The peculiar fact about the current crisis is that even as big papers have become less profitable they’ve arguably become more popular. The blogosphere, much of which piggybacks on traditional journalism’s content, has magnified the reach of newspapers, and although papers now face far more scrutiny, this is a kind of backhanded compliment to their continued relevance. Usually, when an industry runs into the kind of trouble that Levitt was talking about, it’s because people are abandoning its products. But people don’t use the Times less than they did a decade ago. They use it more. The difference is that today they don’t have to pay for it. The real problem for newspapers, in other words, isn’t the Internet; it’s us. We want access to everything, we want it now, and we want it for free. That’s a consumer’s dream, but eventually it’s going to collide with reality: if newspapers’ profits vanish, so will their product.

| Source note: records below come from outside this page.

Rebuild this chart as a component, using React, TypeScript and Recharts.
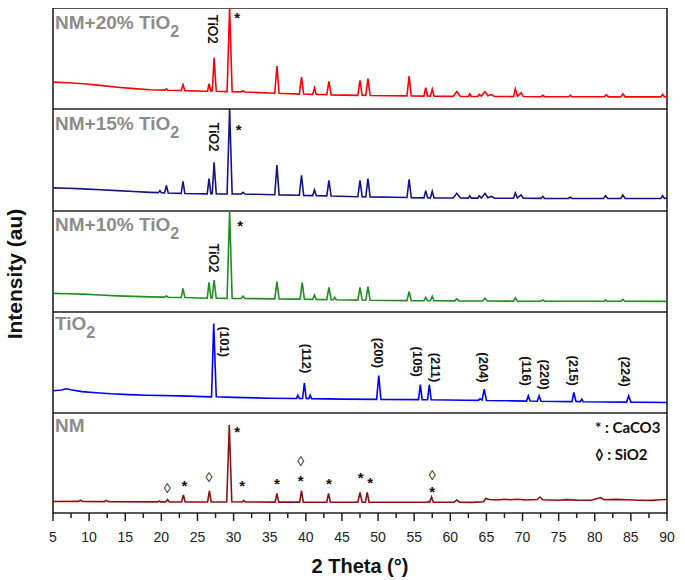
import React from 'react';
import { LineChart, Line, XAxis, YAxis, ReferenceArea, ReferenceDot } from 'recharts';

const SANS = '"Liberation Sans", Arial, sans-serif';
const HUMAN = 'Lato, "Open Sans", sans-serif';

// 2θ tick positions (labels only on multiples of 5)
const xTicks = [5, 7.5, 10, 12.5, 15, 17.5, 20, 22.5, 25, 27.5, 30, 32.5, 35, 37.5, 40, 42.5, 45, 47.5, 50, 52.5, 55, 57.5, 60, 62.5, 65, 67.5, 70, 72.5, 75, 77.5, 80, 82.5, 85, 87.5, 90];

// [2θ, intensity] (panel height = 100)
const nm20 = [
  [5, 26.6], [7, 26], [9.2, 25], [11.5, 23.4], [13.9, 21.6], [16.2, 20.2], [18.4, 19], [20.5, 18.7], [20.7, 20], [20.9, 18.6],
  [22.75, 18.3], [23.0, 24], [23.25, 18.2], [25.8, 17.6], [26.4, 17.6], [26.6, 25], [26.85, 17.8], [27.05, 18], [27.3, 50.6], [27.6, 17.5],
  [29.1, 17.2], [29.45, 100], [29.8, 17.2], [31.05, 16.8], [31.3, 18], [31.55, 16.8], [35.7, 15.6], [36.0, 42.6], [36.3, 15.5],
  [39.1, 14.8], [39.4, 31.6], [39.7, 14.8], [40.95, 14.5], [41.2, 21], [41.45, 14.4], [42.9, 14.2], [43.2, 27.3], [43.5, 14],
  [47.2, 13.5], [47.5, 28.3], [47.8, 13.6], [48.3, 13.5], [48.6, 30], [48.9, 13.4], [54.0, 13], [54.3, 32.6], [54.6, 13],
  [56.35, 12.8], [56.6, 21], [56.85, 13], [57.25, 12.8], [57.5, 19.6], [57.75, 12.6], [60.4, 12.5], [60.9, 17.3], [61.4, 12.5],
  [62.5, 12.4], [62.7, 15], [62.9, 12.4], [63.8, 12.4], [64.0, 14.5], [64.3, 12.8], [64.8, 17.3], [65.2, 13], [65.7, 14.3], [66.1, 12.4],
  [68.75, 12.3], [69.0, 20], [69.3, 12.6], [69.8, 16], [70.1, 12.3], [72.55, 12.2], [72.8, 13.6], [73.05, 12.2], [76.35, 12.1], [76.6, 13.5],
  [76.85, 12.1], [81.3, 12.1], [81.6, 14], [81.9, 12], [83.6, 12], [83.9, 15], [84.2, 12], [89.15, 12], [89.4, 14.5], [89.65, 12], [90, 12.3],
];

const nm15 = [
  [5, 22.7], [7, 22.3], [9.2, 21.7], [11.5, 20.8], [13.9, 20], [16.2, 19.1], [18.4, 18.3], [19.6, 18], [19.8, 20], [20, 17.9],
  [20.45, 17.8], [20.7, 25], [20.95, 17.7], [22.75, 17.3], [23.0, 29], [23.25, 17.2], [26.35, 16.8], [26.6, 31.7], [26.85, 17], [27.05, 17],
  [27.3, 47.7], [27.6, 16.8], [29.1, 16.7], [29.45, 100], [29.8, 16.7], [31.05, 16.7], [31.3, 18.3], [31.55, 16.6], [35.7, 15.9], [36.0, 45],
  [36.3, 15.8], [39.1, 15.4], [39.4, 35], [39.7, 15.3], [40.95, 15.1], [41.2, 20.7], [41.45, 15], [42.9, 14.8], [43.2, 30], [43.5, 14.7],
  [47.2, 14], [47.5, 30], [47.8, 14], [48.3, 13.9], [48.6, 31.7], [48.9, 13.8], [54.0, 13.2], [54.3, 31], [54.6, 13.1],
  [56.35, 12.9], [56.6, 20], [56.85, 13], [57.25, 12.9], [57.5, 19.3], [57.75, 12.8], [60.4, 12.7], [60.9, 17.3], [61.4, 12.7],
  [62.5, 12.6], [62.7, 15], [62.9, 12.6], [63.8, 12.6], [64.0, 15], [64.3, 12.8], [64.8, 17.3], [65.2, 13], [65.7, 14.3], [66.1, 12.5],
  [68.75, 12.5], [69.0, 17.7], [69.3, 12.7], [69.8, 15.7], [70.1, 12.5], [72.55, 12.4], [72.8, 14.3], [73.05, 12.4], [76.35, 12.3], [76.6, 13.5],
  [76.85, 12.3], [81.2, 12.3], [81.5, 15], [81.8, 12.3], [83.6, 12.3], [83.9, 15.7], [84.2, 12.3], [89.15, 12.3], [89.4, 15], [89.65, 12.3], [90, 12.6],
];

const nm10 = [
  [5, 18.4], [7, 18.1], [9.2, 17.7], [11.5, 16.8], [13.9, 16], [16.2, 15.5], [18.4, 15], [20.45, 14.7], [20.7, 15.9], [20.95, 14.6],
  [22.75, 14.4], [23.0, 23.4], [23.25, 14.3], [26.35, 13.6], [26.6, 29.4], [26.85, 13.8], [27.05, 13.8], [27.3, 31.7], [27.6, 13.6],
  [29.1, 13.5], [29.45, 100], [29.8, 13.5], [31.05, 13.4], [31.3, 15.7], [31.55, 13.4], [35.7, 13], [36.0, 30], [36.3, 13],
  [39.2, 12.7], [39.5, 29], [39.8, 12.7], [40.95, 12.5], [41.2, 16.7], [41.45, 12.5], [42.9, 12.3], [43.2, 24.4], [43.5, 12.2],
  [43.8, 12.2], [44.0, 14.4], [44.2, 12.1], [47.2, 11.8], [47.5, 24.4], [47.8, 11.8], [48.3, 11.7], [48.6, 25], [48.9, 11.7],
  [54.0, 11.3], [54.3, 20], [54.6, 11.3], [56.35, 11.2], [56.6, 14.5], [56.85, 11.2], [57.25, 11.2], [57.5, 15.5], [57.75, 11.1],
  [60.6, 11], [60.9, 13], [61.2, 11], [64.5, 10.9], [64.8, 13.5], [65.1, 10.9], [68.75, 10.8], [69.0, 14], [69.3, 10.8],
  [72.55, 10.7], [72.8, 12], [73.05, 10.7], [81.25, 10.6], [81.5, 12], [81.75, 10.6], [83.65, 10.6], [83.9, 12.5], [84.15, 10.6], [90, 10.5],
];

const tio2 = [
  [5, 22], [6.2, 22.8], [6.8, 24], [7.5, 23], [9, 21.2], [11, 20], [13, 19], [15.5, 18.2], [18, 17.6], [22.6, 17],
  [26.95, 16], [27.25, 88.7], [27.6, 16], [30, 15.5], [35, 14.6], [38.7, 14.3], [38.9, 17.5], [39.1, 14.3], [39.55, 14.3], [39.8, 29.7],
  [40.05, 14.3], [40.4, 14.2], [40.6, 17.7], [40.8, 14.2], [45, 13.7], [49.8, 13.5], [50.1, 37], [50.4, 13.5], [55.6, 13.2], [55.85, 28],
  [56.1, 13.2], [56.85, 13.1], [57.1, 28], [57.35, 13.1], [62, 12.6], [63.9, 12.5], [64.1, 14], [64.4, 12.8], [64.7, 23.7], [65.0, 12.4],
  [68.8, 12], [70.55, 11.8], [70.8, 17], [71.05, 11.8], [72.05, 11.7], [72.3, 17], [72.55, 11.7], [76.85, 11.3], [77.1, 20.3], [77.4, 11.4],
  [78.0, 11.3], [78.2, 13.7], [78.4, 11.2], [84.4, 10.8], [84.7, 17], [85.0, 10.8], [90, 10.4],
];

const nm = [
  [5, 11.5], [8.5, 11.6], [8.8, 12.8], [9.1, 11.5], [12.1, 11.4], [12.4, 12.6], [12.7, 11.3], [19.5, 11.1], [19.7, 12], [19.9, 11.1],
  [20.6, 11.1], [20.85, 13.5], [21.1, 11.1], [22.8, 11], [23.05, 18], [23.3, 11], [26.4, 11], [26.65, 22], [26.9, 11], [29.05, 11],
  [29.4, 88], [29.75, 11.2], [31.2, 11], [31.4, 12.5], [31.6, 11], [35.75, 10.9], [36.0, 19.5], [36.25, 10.9], [39.15, 10.9], [39.4, 22.5],
  [39.65, 10.9], [42.9, 10.8], [43.15, 19.5], [43.4, 10.8], [47.2, 10.8], [47.5, 20.5], [47.8, 10.9], [48.25, 10.8], [48.5, 20.7], [48.75, 10.8],
  [56.8, 10.7], [57.0, 11.5], [57.15, 10.7], [57.4, 16], [57.65, 10.7], [60.5, 10.7], [60.9, 13], [61.3, 10.8], [63, 10.6], [64.6, 11.2],
  [64.9, 14.5], [65.4, 13.5], [66.5, 13], [67.5, 13.8], [68.3, 13.3], [69.3, 13.8], [70.5, 13], [72.0, 13.5], [72.4, 16], [72.8, 13.2],
  [75, 12.8], [76, 13.4], [77.5, 12.9], [79.5, 12.8], [80.8, 15.5], [81.3, 13.3], [83, 13.6], [84.5, 13.2], [86, 12.7], [88, 12.6], [89, 13.2], [90, 13.5],
];

// annotations
const hklLabels = [
  { x: 28.8, y: 70.5, t: '(101)' },
  { x: 40.1, y: 54, t: '(112)' },
  { x: 50.1, y: 59.5, t: '(200)' },
  { x: 55.4, y: 50.7, t: '(105)' },
  { x: 57.9, y: 45, t: '(211)' },
  { x: 64.6, y: 45, t: '(204)' },
  { x: 70.5, y: 41.5, t: '(116)' },
  { x: 73.0, y: 38, t: '(220)' },
  { x: 77.0, y: 42, t: '(215)' },
  { x: 84.2, y: 41, t: '(224)' },
];

const nmMarks = [
  { x: 20.8, y: 25.5, s: '◊' },
  { x: 23.2, y: 31, s: '*' },
  { x: 26.6, y: 36, s: '◊' },
  { x: 30.5, y: 85, s: '*' },
  { x: 31.2, y: 31, s: '*' },
  { x: 36.0, y: 33, s: '*' },
  { x: 39.3, y: 52, s: '◊' },
  { x: 39.3, y: 36, s: '*' },
  { x: 43.2, y: 33, s: '*' },
  { x: 47.6, y: 38.5, s: '*' },
  { x: 48.9, y: 34, s: '*' },
  { x: 57.5, y: 38, s: '◊' },
  { x: 57.5, y: 24.5, s: '*' },
];

const rows = (pts: number[][]) => pts.map(([x, y]) => ({ x, y }));

const symbolShape = (s: string) => (p: any) =>
  s === '*' ? (
    <text x={p.cx} y={p.cy + 8.5} textAnchor="middle" fontSize={15} fontWeight="bold" fontFamily={SANS} fill="#111">*</text>
  ) : (
    <text x={p.cx} y={p.cy + 5} textAnchor="middle" fontSize={14} fontFamily={SANS} fill="#111">◊</text>
  );

const rotatedShape = (t: string, family: string, size: number) => (p: any) => (
  <text
    x={p.cx}
    y={p.cy}
    transform={`rotate(90 ${p.cx} ${p.cy})`}
    textAnchor="middle"
    dominantBaseline="central"
    fontSize={size}
    fontWeight="bold"
    fontFamily={family}
    fill="#111"
  >
    {t}
  </text>
);

const renderTick = (p: any) => {
  const v = p.payload.value;
  const major = v % 5 === 0;
  return (
    <g>
      <line x1={p.x} x2={p.x} y1={p.y} y2={p.y + (major ? 8 : 5)} stroke="#222" strokeWidth={1.5} />
      {major && (
        <text x={p.x} y={p.y + 29} textAnchor="middle" fontSize={14} fontFamily={SANS} fill="#222">
          {v}
        </text>
      )}
    </g>
  );
};

function Panel({ pts, color, top, height, axis = false, children }: any) {
  return (
    <div style={{ position: 'absolute', left: 0, top }}>
      <LineChart width={685} height={height + (axis ? 60 : 0)} data={rows(pts)} margin={{ top: 0, right: 18, bottom: 0, left: 53 }}>
        <XAxis
          dataKey="x"
          type="number"
          domain={[5, 90]}
          ticks={xTicks}
          interval={0}
          hide={!axis}
          height={60}
          axisLine={false}
          tickLine={false}
          tickSize={0}
          tickMargin={0}
          tick={renderTick}
          allowDataOverflow
        />
        <YAxis type="number" domain={[0, 100]} hide allowDataOverflow />
        <ReferenceArea x1={5} x2={90} y1={0} y2={100} fill="none" stroke="#222" strokeWidth={1.6} ifOverflow="visible" />
        <Line type="linear" dataKey="y" stroke={color} strokeWidth={1.6} dot={false} isAnimationActive={false} />
        {children}
      </LineChart>
    </div>
  );
}

function TiTag({ tag, star }: any) {
  return (
    <>
      <ReferenceDot x={tag[0]} y={tag[1]} r={1} ifOverflow="visible" shape={rotatedShape('TiO2', HUMAN, 13)} />
      <ReferenceDot x={star[0]} y={star[1]} r={1} ifOverflow="visible" shape={symbolShape('*')} />
    </>
  );
}

export default function App() {
  const nameStyle = { fontSize: 19, fontWeight: 'bold' as const, fontFamily: SANS, fill: '#8c8c8c' };
  return (
    <div style={{ position: 'absolute', left: 0, top: 0, width: 685, height: 580, background: '#fff' }}>
      <Panel pts={nm20} color="#ff0000" top={8} height={101}>
        {TiTag({ tag: [27.2, 79], star: [30.5, 94] })}
      </Panel>
      <Panel pts={nm15} color="#14148c" top={109} height={102}>
        {TiTag({ tag: [27.3, 72.5], star: [30.7, 83.3] })}
      </Panel>
      <Panel pts={nm10} color="#1f8f1f" top={211} height={101}>
        {TiTag({ tag: [27.25, 53.4], star: [30.9, 89] })}
      </Panel>
      <Panel pts={tio2} color="#0000ff" top={312} height={101}>
        {hklLabels.map((h) => (
          <ReferenceDot key={h.t} x={h.x} y={h.y} r={1} ifOverflow="visible" shape={rotatedShape(h.t, SANS, 13)} />
        ))}
      </Panel>
      <Panel pts={nm} color="#8e1010" top={413} height={100} axis>
        {nmMarks.map((m, i) => (
          <ReferenceDot key={i} x={m.x} y={m.y} r={1} ifOverflow="visible" shape={symbolShape(m.s)} />
        ))}
      </Panel>
      <svg width={685} height={580} style={{ position: 'absolute', left: 0, top: 0, pointerEvents: 'none' }}>
        <text x={55} y={28.5} {...nameStyle}>
          NM+20% TiO<tspan fontSize={16} dy={8}>2</tspan>
        </text>
        <text x={55} y={129.5} {...nameStyle}>
          NM+15% TiO<tspan fontSize={16} dy={8}>2</tspan>
        </text>
        <text x={55} y={230.5} {...nameStyle}>
          NM+10% TiO<tspan fontSize={16} dy={8}>2</tspan>
        </text>
        <text x={55} y={330} {...nameStyle}>
          TiO<tspan fontSize={16} dy={8}>2</tspan>
        </text>
        <text x={55} y={432} {...nameStyle}>NM</text>
        <text x={595} y={433} fontSize={15} fontWeight="bold" fontFamily={HUMAN} fill="#111">* : CaCO3</text>
        <text x={595} y={460} fontSize={15} fontWeight="bold" fontFamily={HUMAN} fill="#111">◊ : SiO2</text>
        <text
          x={22}
          y={274}
          transform="rotate(-90 22 274)"
          textAnchor="middle"
          fontSize={21}
          fontWeight="bold"
          fontFamily={SANS}
          fill="#111"
        >
          Intensity (au)
        </text>
        <text x={360} y={573} textAnchor="middle" fontSize={20} fontWeight="bold" fontFamily={SANS} fill="#111">
          2 Theta (°)
        </text>
      </svg>
    </div>
  );
}
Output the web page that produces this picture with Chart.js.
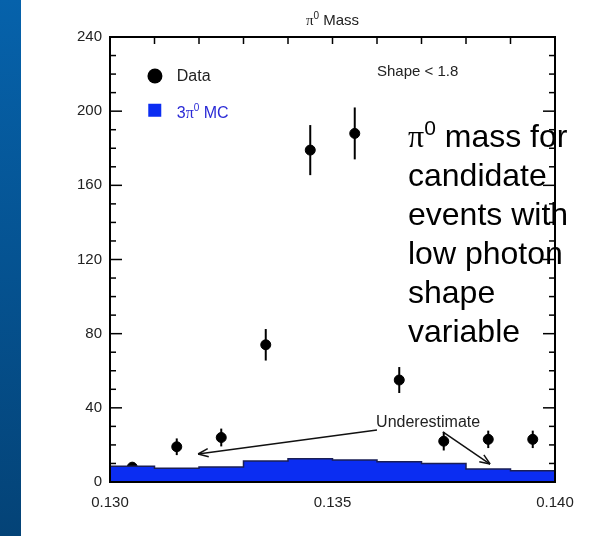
<!DOCTYPE html>
<html>
<head>
<meta charset="utf-8">
<script src="https://cdn.jsdelivr.net/npm/chart.js@4.4.0/dist/chart.umd.min.js"></script>
<style>
  html, body { margin: 0; padding: 0; background: #fff; }
  #wrap { position: relative; width: 594px; height: 536px; overflow: hidden; }
  #strip { position: absolute; left: 0; top: 0; width: 21px; height: 536px;
           background: linear-gradient(#0662ab, #044377); }
  #c { position: absolute; left: 0; top: 0; }
  #note { position: absolute; left: 408px; top: 117px; font: 32px 'Liberation Sans', Arial, sans-serif;
          line-height: 39px; color: #000; white-space: nowrap; }
  #note .pi { font-family: 'Liberation Serif', 'DejaVu Serif', serif; }
  #note sup { font-size: 21px; line-height: 0; vertical-align: 12px; }
</style>
</head>
<body>
<div id="wrap">
  <div id="strip"></div>
  <canvas id="c" width="594" height="536"></canvas>
  <div id="note"><span class="pi">π</span><sup>0</sup> mass for<br>candidate<br>events with<br>low photon<br>shape<br>variable</div>
</div>
<script>
// ---- data ----
const binEdges = [0.130, 0.131, 0.132, 0.133, 0.134, 0.135, 0.136, 0.137, 0.138, 0.139, 0.140];
const mcCounts = [8.5, 7.4, 8.1, 11.3, 12.5, 11.8, 10.9, 10.0, 7.0, 6.1];
const binCenters = [0.1305, 0.1315, 0.1325, 0.1335, 0.1345, 0.1355, 0.1365, 0.1375, 0.1385, 0.1395];
const dataCounts = [8, 19, 24, 74, 179, 188, 55, 22, 23, 23];
const dataErrors = [2.5, 4.5, 4.8, 8.5, 13.5, 14, 7, 5, 4.7, 4.7];

const yTicks = [0, 10, 20, 30, 40, 50, 60, 70, 80, 90, 100, 110, 120, 130, 140, 150, 160, 170, 180, 190, 200, 210, 220, 230, 240];
const xTopTicks = [0.131, 0.132, 0.133, 0.134, 0.135, 0.136, 0.137, 0.138, 0.139];

const FONT = "'Liberation Sans', Arial, Helvetica, sans-serif";
const SERIF = "'Liberation Serif', 'DejaVu Serif', serif";

// step histogram needs the last edge repeated
const mcPoints = binEdges.map((e, i) => ({ x: e, y: mcCounts[Math.min(i, mcCounts.length - 1)] }));
const dataPoints = binCenters.map((c, i) => ({ x: c, y: dataCounts[i] }));

function line(ctx, x1, y1, x2, y2) {
  ctx.beginPath(); ctx.moveTo(x1, y1); ctx.lineTo(x2, y2); ctx.stroke();
}

function arrow(ctx, x1, y1, x2, y2) {
  line(ctx, x1, y1, x2, y2);
  const ang = Math.atan2(y2 - y1, x2 - x1);
  const L = 11, s = 0.38;
  line(ctx, x2, y2, x2 - L * Math.cos(ang - s), y2 - L * Math.sin(ang - s));
  line(ctx, x2, y2, x2 - L * Math.cos(ang + s), y2 - L * Math.sin(ang + s));
}

// rich text runs: [text, font, color, raise]
function runs(ctx, parts, x, y, align) {
  let w = 0;
  parts.forEach(p => { ctx.font = p[1]; w += ctx.measureText(p[0]).width; });
  let cx = align === 'center' ? x - w / 2 : x;
  parts.forEach(p => {
    ctx.font = p[1]; ctx.fillStyle = p[2];
    ctx.fillText(p[0], cx, y - (p[3] || 0));
    cx += ctx.measureText(p[0]).width;
  });
}

const errorBars = {
  id: 'errorBars',
  beforeDatasetsDraw(chart) {
    const { ctx, scales: { x, y } } = chart;
    ctx.save();
    ctx.strokeStyle = '#000';
    ctx.lineWidth = 2;
    binCenters.forEach((c, i) => {
      const px = x.getPixelForValue(c);
      line(ctx, px, y.getPixelForValue(dataCounts[i] - dataErrors[i]), px, y.getPixelForValue(dataCounts[i] + dataErrors[i]));
    });
    ctx.restore();
  }
};

const frame = {
  id: 'frame',
  afterDatasetsDraw(chart) {
    const { ctx, chartArea: a, scales: { x, y } } = chart;
    ctx.save();
    ctx.strokeStyle = '#000';
    ctx.lineWidth = 1.5;
    yTicks.forEach(v => {
      const py = y.getPixelForValue(v);
      const len = v % 40 === 0 ? 12 : 6;
      line(ctx, a.left, py, a.left + len, py);
      line(ctx, a.right, py, a.right - len, py);
    });
    xTopTicks.forEach(v => {
      const px = x.getPixelForValue(v);
      line(ctx, px, a.top, px, a.top + 7);
    });
    ctx.lineWidth = 2;
    ctx.strokeRect(a.left, a.top, a.right - a.left, a.bottom - a.top);
    ctx.restore();
  }
};

const labels = {
  id: 'labels',
  afterDraw(chart) {
    const { ctx, chartArea: a, scales: { x, y } } = chart;
    ctx.save();
    ctx.textBaseline = 'alphabetic';
    // title
    runs(ctx, [['π', '15px ' + SERIF, '#222'], ['0', '10px ' + FONT, '#222', 6], [' Mass', '15px ' + FONT, '#222']],
      (a.left + a.right) / 2, a.top - 12, 'center');
    // legend
    ctx.fillStyle = '#000';
    ctx.beginPath();
    ctx.arc(x.getPixelForValue(0.13101), y.getPixelForValue(219), 7.5, 0, Math.PI * 2);
    ctx.fill();
    runs(ctx, [['Data', '16px ' + FONT, '#222']], x.getPixelForValue(0.1315), y.getPixelForValue(216.5));
    ctx.fillStyle = '#0b2df2';
    const sx = x.getPixelForValue(0.13086), sy = y.getPixelForValue(204);
    ctx.fillRect(sx, sy, 13, 13);
    runs(ctx, [['3', '16px ' + FONT, '#2b2bd6'], ['π', '16px ' + SERIF, '#2b2bd6'], ['0', '10px ' + FONT, '#2b2bd6', 7], [' MC', '16px ' + FONT, '#2b2bd6']],
      x.getPixelForValue(0.1315), y.getPixelForValue(196.5));
    // cut label
    runs(ctx, [['Shape < 1.8', '15px ' + FONT, '#222']], x.getPixelForValue(0.136), y.getPixelForValue(219));
    // underestimate annotation
    runs(ctx, [['Underestimate', '16px ' + FONT, '#222']], x.getPixelForValue(0.13598), y.getPixelForValue(29.5));
    ctx.strokeStyle = '#111';
    ctx.lineWidth = 1.5;
    arrow(ctx, x.getPixelForValue(0.13600), y.getPixelForValue(28), x.getPixelForValue(0.13198), y.getPixelForValue(15.1));
    arrow(ctx, x.getPixelForValue(0.13748), y.getPixelForValue(27), x.getPixelForValue(0.13854), y.getPixelForValue(9.7));
    ctx.restore();
  }
};

Chart.defaults.font.family = FONT;

new Chart(document.getElementById('c'), {
  type: 'scatter',
  data: {
    datasets: [
      {
        type: 'line',
        label: '3π0 MC',
        data: mcPoints,
        stepped: 'before',
        fill: 'origin',
        backgroundColor: '#0b2df2',
        borderColor: '#1a1f55',
        borderWidth: 1.5,
        pointRadius: 0,
        order: 0
      },
      {
        label: 'Data',
        data: dataPoints,
        backgroundColor: '#000',
        borderColor: '#000',
        pointRadius: 5,
        order: 1
      }
    ]
  },
  options: {
    responsive: false,
    animation: false,
    devicePixelRatio: 1,
    layout: { padding: { top: 37, right: 39, left: 0, bottom: 0 } },
    plugins: { legend: { display: false }, tooltip: { enabled: false } },
    scales: {
      x: {
        type: 'linear', min: 0.13, max: 0.14,
        grid: { display: false, drawTicks: false },
        border: { display: false },
        ticks: { stepSize: 0.005, maxRotation: 0, autoSkip: false, padding: 12,
                 font: { size: 15 }, color: '#222', callback: v => v.toFixed(3) },
        afterFit: s => { s.height = 54; }
      },
      y: {
        min: 0, max: 240,
        grid: { display: false, drawTicks: false },
        border: { display: false },
        ticks: { stepSize: 40, padding: 8, font: { size: 15 }, color: '#222' },
        afterFit: s => { s.width = 110; }
      }
    }
  },
  plugins: [errorBars, frame, labels]
});
</script>
</body>
</html>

What does it say, after all, that I read Surowiecki's piece on the subway this morning—The New Yorker being the only dead-tree publication to which I still subscribe—and then found it immediately for free online, all the better to link to it here? His sobering conclusion:
For a while now, readers have had the best of both worlds: all the benefits of the old, high-profit regime—intensive reporting, experienced editors, and so on—and the low costs of the new one. But that situation can’t last. Soon enough, we’re going to start getting what we pay for, and we may find out just how little that is.
Maybe guilt is one answer: After reading the various Atlantic blogs for years now without paying a dime, I've put an Atlantic subscription on my Christmas list.
UPDATE: A former Atlantic blogger dissents on Surowiecki's economic emphasis, pointing out that the "problem newspapers are having with online isn’t that the readers won’t pay, it’s that the advertisers won’t pay."